Traveling the country, the 24-foot car hauler can provide 200,000 watts of electricity to power audio-, video- and photo-analysis stations; flat-screen televisions; and an interactive touch-screen smart board. The lab houses surveillance video cameras capable of shooting 300 feet away in total darkness with a 180-degree peripheral view; temperature, humidity and dew point data loggers; various digital cameras, including thermal-imaging cameras; audio recorders; and more than 8,000 feet of video cable. This on-site high-tech lab enables investigators to analyze data on the premises in real time, helping them to more narrowly focus their investigations on known hot spots.
Join the Klinge brothers, along with some of the world’s foremost specialists in science measurements, as they devise and test cutting-edge theories during their investigations, in Ghost Lab. The all-new series premieres Tuesday, Oct. 6, at 10 p.m. ET/PT.”

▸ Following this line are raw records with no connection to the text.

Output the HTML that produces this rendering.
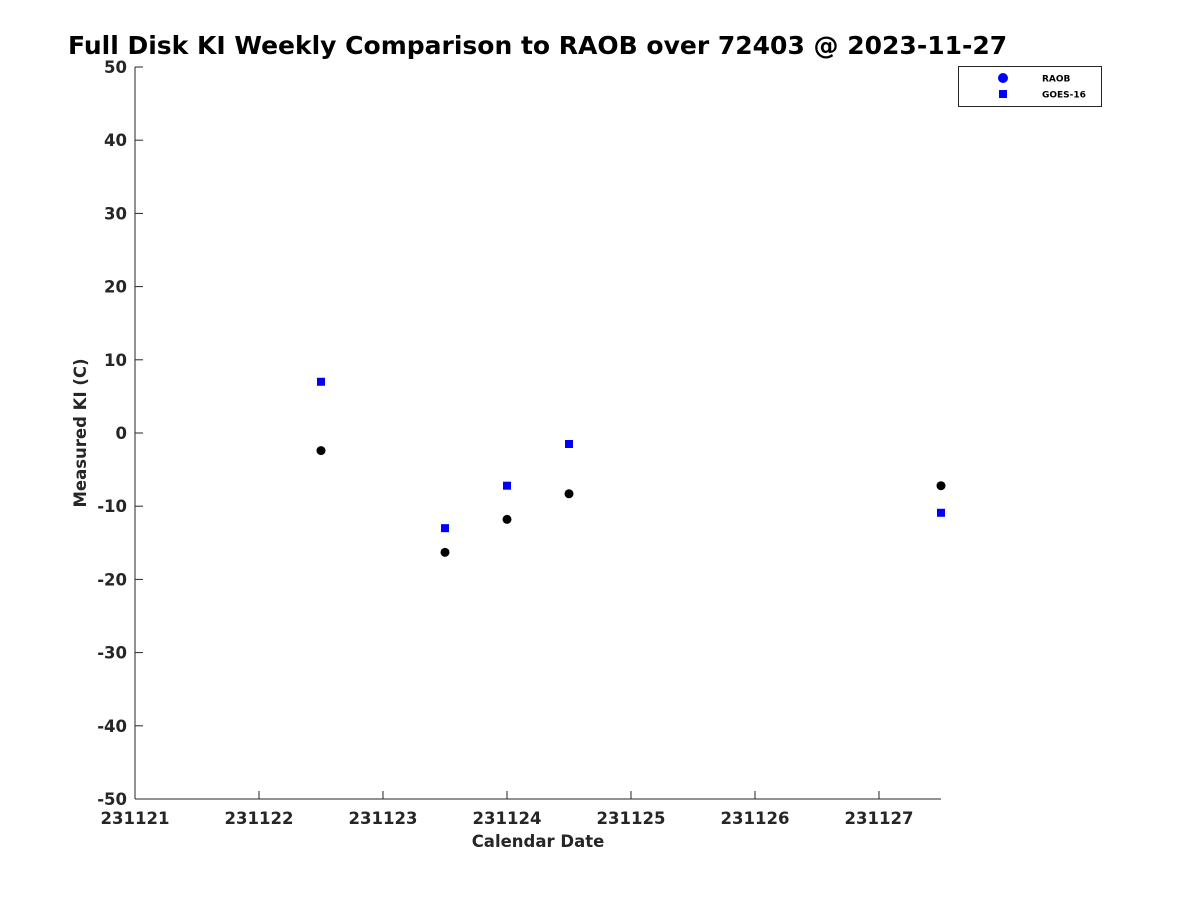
<!DOCTYPE html>
<html><head><meta charset="utf-8"><style>
body{margin:0;background:#fff;width:1200px;height:900px;overflow:hidden}
svg{font-family:"DejaVu Sans","Liberation Sans",sans-serif;font-weight:bold}
</style></head><body>
<svg id="chart" width="1200" height="900" xmlns="http://www.w3.org/2000/svg">
<text x="68" y="54" font-size="25" fill="#000">Full Disk KI Weekly Comparison to RAOB over 72403 @ 2023-11-27</text>
<g id="axes"></g>
<g id="marks"></g>
<text x="538" y="847" font-size="16.5" fill="#262626" text-anchor="middle">Calendar Date</text>
<text transform="translate(86,433) rotate(-90)" font-size="16.5" fill="#262626" text-anchor="middle">Measured KI (C)</text>
<g>
<rect x="958.5" y="66.5" width="143" height="40" fill="#fff" stroke="#262626"/>
<circle cx="1003" cy="78" r="5" fill="#0000ff"/>
<text x="1042" y="81.5" font-size="9" fill="#000">RAOB</text>
<rect x="999" y="90" width="8" height="8" fill="#0000ff"/>
<text x="1042" y="97.5" font-size="9" fill="#000">GOES-16</text>
</g>
</svg>
<script>
const xTicks=[231121,231122,231123,231124,231125,231126,231127];
const yTicks=[50,40,30,20,10,0,-10,-20,-30,-40,-50];
const raobDates=[231122.5,231123.5,231124.0,231124.5,231127.5];
const raobValues=[-2.4,-16.3,-11.8,-8.3,-7.2];
const goesDates=[231122.5,231123.5,231124.0,231124.5,231127.5];
const goesValues=[7.0,-13.0,-7.2,-1.5,-10.9];
const NS="http://www.w3.org/2000/svg";
const xMin=231121,xMax=231127.5,L=135,R=941,T=67,B=799;
const xs=v=>L+(v-xMin)/(xMax-xMin)*(R-L);
const ys=v=>B-(v+50)/100*(B-T);
function mk(tag,attrs,parent){const e=document.createElementNS(NS,tag);for(const k in attrs)e.setAttribute(k,attrs[k]);parent.appendChild(e);return e;}
const ax=document.getElementById('axes'),mg=document.getElementById('marks');
let l=mk('line',{x1:L,y1:T,x2:L,y2:B,stroke:'#262626'},ax);


l=mk('line',{x1:L,y1:B,x2:R,y2:B,stroke:'#262626'},ax);


xTicks.forEach(v=>{const x=xs(v);
 const t=mk('line',{x1:x,y1:B,x2:x,y2:B-8,stroke:'#262626'},ax);
 
 
 const tx=mk('text',{x:x,y:B+25,'font-size':16.5,fill:'#262626','text-anchor':'middle'},ax);tx.textContent=v;
 
 
});
yTicks.forEach(v=>{const y=ys(v);
 const t=mk('line',{x1:L,y1:y,x2:L+8,y2:y,stroke:'#262626'},ax);
 
 
 const tx=mk('text',{x:L-8,y:y+6,'font-size':16.5,fill:'#262626','text-anchor':'end'},ax);tx.textContent=v;
 
 
});
goesDates.forEach((d,i)=>{
 const r=mk('rect',{x:xs(d)-4,y:ys(goesValues[i])-4,width:8,height:8,fill:'#0000ff'},mg);
 
 
});
raobDates.forEach((d,i)=>{
 const c=mk('circle',{cx:xs(d),cy:ys(raobValues[i]),r:4.5,fill:'#000'},mg);
 
 
});
</script>
</body></html>
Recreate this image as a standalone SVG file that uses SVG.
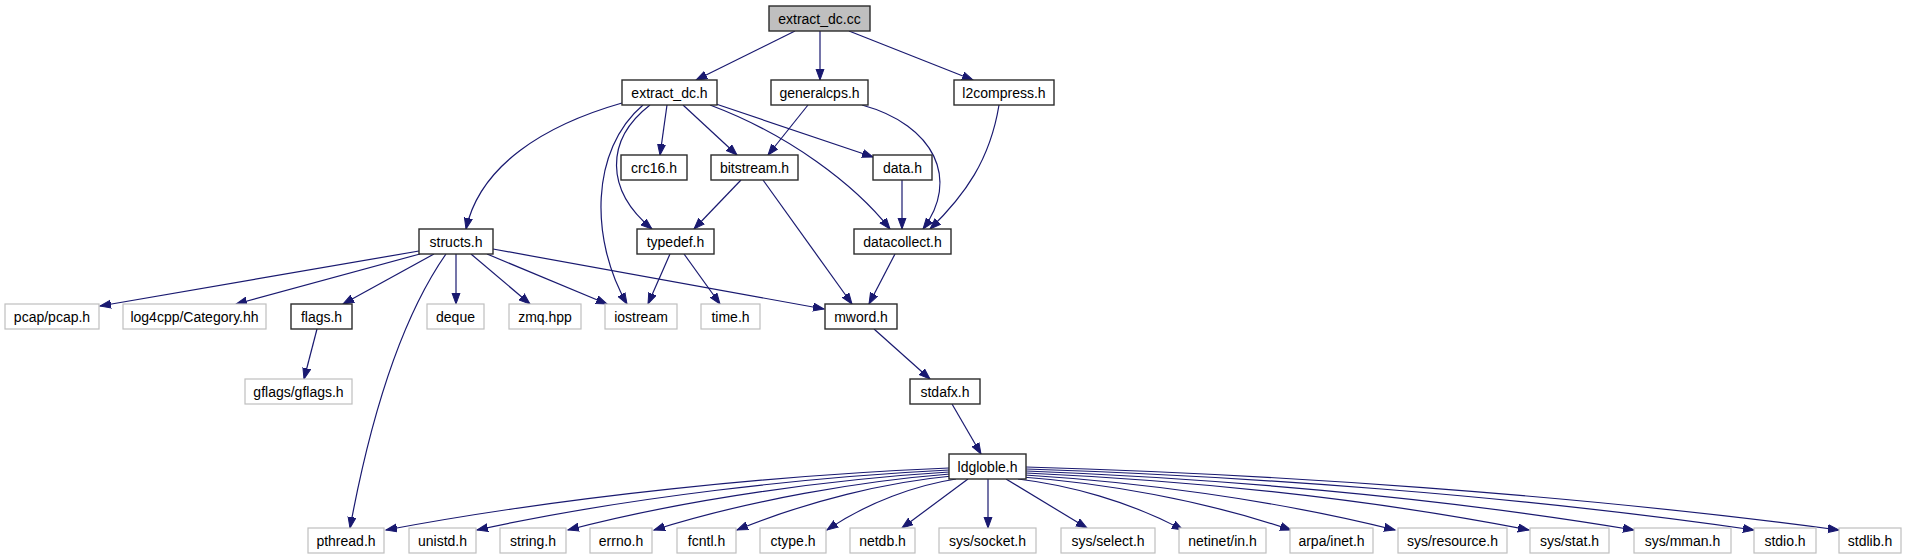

I’m going to need to see it a few more times before I form a definite opinion one way or the other. It seems they are out only to prove to the world the existence of ghosts. I’m not sure this can be done, as non-believers are hard (if not impossible) to sway. No matter what you show them, unless a ghosts strolls up and sits on their lap they will never believe.

Unlike Ghost Hunters, who operate under the assumption that everything can be debunked until well, it can’t, and only then can a place be labled haunted, the Ghost Lab team quickly blurts out, “This place is SO haunted!”

While I think the “Era Cues” theory is interesting, and might could be well applied (especially in an intelligent haunting), I didn’t appreciate the fact that it was mentioned over and over – basically being crammed down my throat. They were trying too hard to sell the idea.

I was also a little skeptical about the high quality EVP’s they collected. Those are NOT that easy to come by, yet they are belting out clear as day Class A EVP’s like it was nothing. I just don’t know. Let’s see what the next episode brings.